Piecing the puzzle together
This is called ‘finding the pieces of the puzzle’. Understand how each part of your life is a piece and each piece fits together in a great picture - and that picture is your life story. The reason for using the puzzle analogy is that with a puzzle, it doesn't make any sense until you put all the pieces together. And sometimes life is like that - you don't understand the full picture until you have lived out a bit and gone through certain experiences. Sure, your intuition can support you in gaining a vision of what the final picture is, but unless you are a very open and flexible person, this vision can become just another expectation in your mind. Many people hold on to these expectations in their mind of where they are going or how their life is going to turn out. These expectations become burdens that they then carry into each new day. This is what stops most of us from painting on our empty canvas. Instead of looking out the window, eager for what we might see, we look out expecting to see the same scenery as yesterday. These expectations are what stops life from being fresh and new.

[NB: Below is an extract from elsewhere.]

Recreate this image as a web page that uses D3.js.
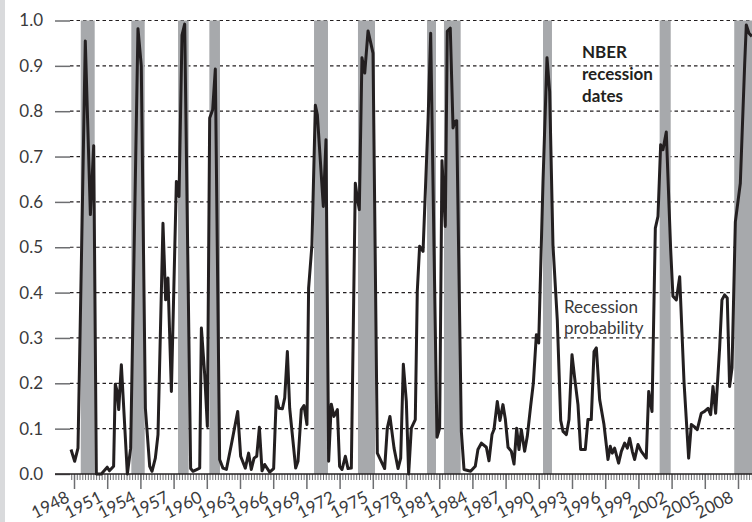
<!DOCTYPE html>
<html><head><meta charset="utf-8">
<script src="https://cdn.jsdelivr.net/npm/d3@7"></script>
<style>
html,body{margin:0;padding:0;background:#fff;}
svg{display:block;}
</style></head>
<body>
<svg id="chart" width="752" height="522"></svg>
<script>
// Recession probability (vertices), decimal years
const years = [1947.73,1948.06,1948.36,1948.69,1949.02,1949.48,1949.78,1950.02,1950.47,1951.0,1951.2,1951.58,1951.73,1951.9,1952.04,1952.28,1952.82,1953.12,1953.78,1954.08,1954.45,1954.84,1955.05,1955.35,1955.59,1956.04,1956.28,1956.49,1956.8,1957.25,1957.49,1957.76,1958.0,1958.54,1958.75,1959.36,1959.51,1959.81,1960.05,1960.26,1960.53,1960.77,1961.16,1961.46,1961.77,1962.22,1962.79,1963.06,1963.48,1963.78,1964.02,1964.27,1964.51,1964.75,1964.99,1965.23,1965.68,1966.04,1966.28,1966.52,1966.83,1967.04,1967.28,1967.49,1967.79,1968.03,1968.24,1968.54,1968.78,1969.05,1969.2,1969.5,1969.81,1969.99,1970.53,1970.77,1971.01,1971.25,1971.49,1971.8,1972.0,1972.22,1972.52,1972.76,1973.06,1973.42,1973.6,1973.78,1974.02,1974.27,1974.57,1975.02,1975.41,1976.07,1976.31,1976.55,1976.92,1977.28,1977.52,1977.76,1978.03,1978.24,1978.48,1978.84,1979.02,1979.23,1979.54,1979.99,1980.23,1980.8,1981.04,1981.25,1981.55,1981.73,1982.0,1982.25,1982.4,1982.58,1983.0,1983.24,1983.84,1984.26,1984.5,1984.81,1985.26,1985.5,1985.77,1985.95,1986.25,1986.49,1986.76,1986.98,1987.22,1987.52,1987.76,1988.0,1988.21,1988.42,1988.72,1988.96,1989.26,1989.51,1989.78,1989.99,1990.38,1990.74,1990.98,1991.28,1991.67,1991.98,1992.19,1992.49,1992.73,1993.0,1993.24,1993.54,1993.78,1994.2,1994.44,1994.74,1994.99,1995.2,1995.5,1995.89,1996.25,1996.46,1996.64,1996.85,1997.21,1997.46,1997.76,1998.0,1998.21,1998.45,1998.66,1998.96,1999.26,1999.71,1999.93,2000.23,2000.53,2000.77,2001.01,2001.22,2001.52,2001.91,2002.12,2002.43,2002.73,2003.12,2003.54,2003.78,2004.02,2004.32,2004.68,2004.98,2005.29,2005.53,2005.74,2005.98,2006.34,2006.55,2006.79,2007.03,2007.24,2007.46,2007.76,2008.21,2008.6,2008.75,2008.99,2009.26];
const probability = [0.054,0.028,0.057,0.50,0.955,0.572,0.724,0.0,0.0,0.015,0.007,0.017,0.198,0.182,0.142,0.241,0.0,0.057,0.982,0.90,0.145,0.017,0.006,0.035,0.087,0.553,0.384,0.432,0.182,0.645,0.612,0.968,0.992,0.012,0.006,0.013,0.322,0.219,0.105,0.785,0.803,0.893,0.032,0.013,0.010,0.065,0.138,0.039,0.013,0.046,0.010,0.035,0.039,0.103,0.007,0.021,0.004,0.012,0.171,0.145,0.144,0.168,0.270,0.145,0.072,0.013,0.028,0.142,0.151,0.109,0.41,0.505,0.813,0.792,0.59,0.737,0.028,0.154,0.127,0.142,0.017,0.010,0.039,0.012,0.013,0.641,0.608,0.583,0.918,0.884,0.977,0.928,0.046,0.012,0.101,0.127,0.057,0.012,0.035,0.242,0.160,0.0,0.101,0.12,0.403,0.502,0.491,0.777,0.972,0.081,0.101,0.691,0.546,0.976,0.983,0.763,0.777,0.779,0.094,0.010,0.006,0.017,0.054,0.068,0.059,0.029,0.087,0.098,0.160,0.118,0.153,0.120,0.059,0.050,0.022,0.101,0.054,0.098,0.050,0.083,0.149,0.201,0.307,0.289,0.645,0.918,0.843,0.505,0.340,0.118,0.094,0.087,0.120,0.263,0.212,0.153,0.054,0.054,0.120,0.120,0.270,0.278,0.164,0.109,0.032,0.061,0.046,0.057,0.024,0.050,0.068,0.057,0.079,0.050,0.032,0.065,0.050,0.035,0.182,0.138,0.542,0.568,0.726,0.715,0.754,0.498,0.392,0.384,0.435,0.204,0.035,0.109,0.105,0.098,0.134,0.138,0.145,0.131,0.193,0.134,0.278,0.384,0.395,0.388,0.193,0.234,0.556,0.641,0.902,0.99,0.972,0.965];

// NBER recession bands (as drawn), decimal years
const recStart = [1948.61,1953.18,1957.40,1960.23,1969.69,1973.66,1979.90,1981.43,1990.38,2000.92,2007.66];
const recEnd   = [1949.87,1954.39,1958.36,1961.19,1970.95,1975.20,1980.71,1982.94,1991.19,2001.92,2009.40];

const yTicks = [0.0,0.1,0.2,0.3,0.4,0.5,0.6,0.7,0.8,0.9,1.0];
const xTickYears = [1948,1951,1954,1957,1960,1963,1966,1969,1972,1975,1978,1981,1984,1987,1990,1993,1996,1999,2002,2005,2008];

const svg = d3.select("#chart");
const W = 752, H = 522;
const x = d3.scaleLinear().domain([1948, 2008]).range([74, 738]);
const y = d3.scaleLinear().domain([0, 1]).range([474, 20.5]);
const plotL = 70, plotR = 752;
const font = "Lato, 'Open Sans', sans-serif";

// left gray strip
svg.append("rect").attr("x",0).attr("y",0).attr("width",5).attr("height",H).attr("fill","#d9dadc");

// dashed gridlines
svg.append("g").selectAll("line").data(yTicks.filter(d=>d>0)).join("line")
  .attr("x1", plotL).attr("x2", plotR)
  .attr("y1", d=>y(d)).attr("y2", d=>y(d))
  .attr("stroke","#231f20").attr("stroke-width",1.2).attr("stroke-dasharray","3.5,3");

// recession bands
svg.append("g").selectAll("rect").data(recStart.map((s,i)=>[s,recEnd[i]])).join("rect")
  .attr("x", d=>x(d[0])).attr("width", d=>Math.min(plotR, x(d[1]))-x(d[0]))
  .attr("y", y(1)).attr("height", y(0)-y(1))
  .attr("fill","#a7a9ac");

// y axis tick marks + labels
const yAxis = d3.axisLeft(y).tickValues(yTicks).tickFormat(d3.format(".1f")).tickSize(15).tickPadding(12);
const yg = svg.append("g").attr("transform",`translate(${plotL},0)`).call(yAxis);
yg.select(".domain").remove();
yg.selectAll(".tick line").attr("stroke","#6d6e71").attr("stroke-width",1.5);
yg.selectAll(".tick text").attr("font-family",font).attr("font-size",17).attr("fill","#3a3a3c");

// x axis: minor quarterly ticks
const minor = d3.range(1947.75, 2009.3, 0.25);
const xMinor = d3.axisBottom(x).tickValues(minor).tickSize(6).tickFormat("");
const xmg = svg.append("g").attr("transform",`translate(0,${y(0)})`).call(xMinor);
xmg.select(".domain").remove();
xmg.selectAll(".tick line").attr("stroke","#6d6e71").attr("stroke-width",1);

const xAxis = d3.axisBottom(x).tickValues(xTickYears).tickSize(15).tickFormat(d3.format("d"));
const xg = svg.append("g").attr("transform",`translate(0,${y(0)})`).call(xAxis);
xg.select(".domain").remove();
xg.selectAll(".tick line").attr("stroke","#6d6e71").attr("stroke-width",1.5);
xg.selectAll(".tick text")
  .attr("font-family",font).attr("font-size",17).attr("fill","#3a3a3c")
  .attr("text-anchor","end").attr("y",0).attr("dy",0)
  .attr("transform","translate(-4,27) rotate(-27)");

// baseline
svg.append("line").attr("x1",55).attr("x2",plotR).attr("y1",y(0)).attr("y2",y(0))
  .attr("stroke","#231f20").attr("stroke-width",1.5);

// probability line
const line = d3.line().x((d,i)=>x(years[i])).y(d=>y(d));
svg.append("path").datum(probability).attr("d", line)
  .attr("fill","none").attr("stroke","#231f20").attr("stroke-width",3).attr("stroke-linejoin","round");

// annotations
const nb = svg.append("text").attr("font-family",font).attr("font-size",17).attr("font-weight","bold").attr("fill","#231f20");
["NBER","recession","dates"].forEach((t,i)=>nb.append("tspan").attr("x",582).attr("y",58+i*22).text(t));
const rp = svg.append("text").attr("font-family",font).attr("font-size",17).attr("fill","#3a3a3c");
["Recession","probability"].forEach((t,i)=>rp.append("tspan").attr("x",564).attr("y",313+i*21).text(t));
</script>
</body></html>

How to reclaim your happiness
True and lasting happiness only comes when you are flowing with life. People who can be happy in the face of adverse circumstances are a marvel to us all. We admire these people because we know that sometimes it is a challenge to be happy, even when you don't have any reason to complain. One of the most extraordinary recorded examples of the triumph of a positive attitude in the face of adversity is the example of Victor Frankl. Victor Frankl was imprisoned in a concentration camp in Nazi Germany, a horrific and traumatic experience, everyone will agree. However Victor took a different approach. Being scientific in mind, he observed that those prisoners who had something to live for, a meaning in their life, actually lived longer. Those who felt there was no meaning gave up and died. Victor found that it didn't matter what the meaning was: love, family, work, whatever floats your boat. It is unique and personal. Yet the common element was the sense of meaning in life.
The important message in this is clear: how you choose to look at your life has profound implications for personal happiness, regardless of your actual circumstances.

How can you connect with your destiny?
The meaning of your life does not come from achieving certain goals or having a great relationship. These things will come and go in life. Your personal destiny is a sense of why you are here and who you really are. When you are connected to this feeling, it is easy to direct your boat through the sometimes turbulent waters of life. You know which direction to take because you have a sense of what is important for you. This sense of destiny can help you to overcome great obstacles and do great things. Stop and think for a moment:

*       What is really important to you?
*       What is the gift that you bring into the world?
*       What are you most valued for with others?

Starting the day afresh.
Before you start each day, just stop. Take a few minutes to connect with your unfolding destiny. Remember, you may not know the whole story but you can see a sign that will take you to the next step.

No matter what you feel is going wrong in your life - relationship issues, emotional dissatisfaction, boredom, or whatever - take a minute to reconnect with what is most important in your life: YOU! So many times, we allow other people to become the important thing in our life: holding onto a relationship, striving to reach an achievement, searching for the missing half. All these things take you further and further away from your true happiness. Your happiness doesn't lie in achieving goals or having a perfect life. We see plenty of grumpy celebrities out there, despite having what seems to be a perfect body, a perfect relationship and lots of money. When you are connected to your true self - your unique inner strength and your purpose in life to share that gift with the world -your life transforms! People are drawn to you, good things happen spontaneously for you, and when they don't, you have the inner courage to overcome the difficulties with grace. It may sound like a dream, but it isn't. If Victor Frankl can do it whilst being tortured in a prison, we can do it in the comfort of our ordinary lives too!